MICROSTRUCTURES AND MECHANICAL PROPERTIES OF Mg-(2,3,4)Y-1Zn ALLOYS WITH LONG PERIOD STACKING ORDERED STRUCTURE

Recently, the Mg-Y-Zn alloy systems have received great attention due to their unique microstructures and excellent mechanical properties. Three kinds of ternary equilibrium Mg-Y-Zn phases have been reported in the systems: the W phase (Mg3Y2Zn3), the I phase (Mg3YZn6) and the X phase (Mg12YZn, long period stacking ordered (LPSO) structure).
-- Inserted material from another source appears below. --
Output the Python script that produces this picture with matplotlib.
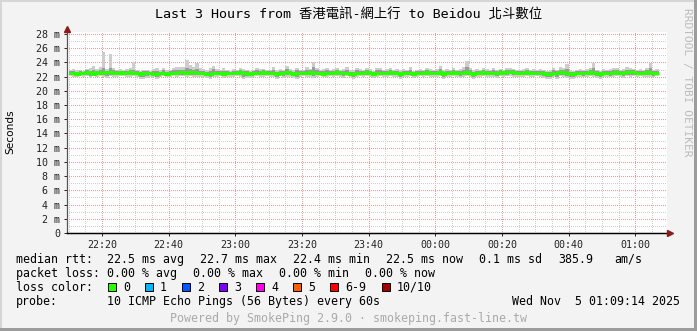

To further study the evolutions of LPSO structures in Mg-Y-Zn alloys, three Mg-(2, 3, 4)Y-1Zn (atomic fraction, %) ternary alloys were prepared by casting and extrusion. Based on the OM, SEM and TEM observations, the microstructures of the as-cast WZ21 and WZ31 alloys are mainly composed of alpha-Mg and Mg12YZn duplex microstructures, while that of the as-cast WZ41 alloy consists of alpha-Mg, Mg12YZn and Mg24Y5 phases. The Mg12YZn phase which forms a network is a kind of 18R-LPSO structures and the Mg24Y5 phase is inclined to be located within 18R phases. During homogenization treatment, part of 18R phase dissolves and 14H lamellas are precipitated in the matrix of the WZ21 and WZ31 alloys. After extrusion, the 18R phases are aligned along the extrusion direction, whereas the 14H lamellas in the matrix are still parallel to each other. During solution treatment (T4), the 18R structures continue to dissolve and 14H lamellas further develop. With increase of the Y/Zn atomic ratio, the volume fraction of 14H-LPSO phase increases after T4 treatment. The mechanical properties for the extruded alloys are better than alloys in as-cast, as-annealed and T4-treated stages. With increasing Y content, the strength of the alloys increases, but the ductility decreases. Tensile strength of the extruded WZ41 alloy reaches 350 MPa at room temperature.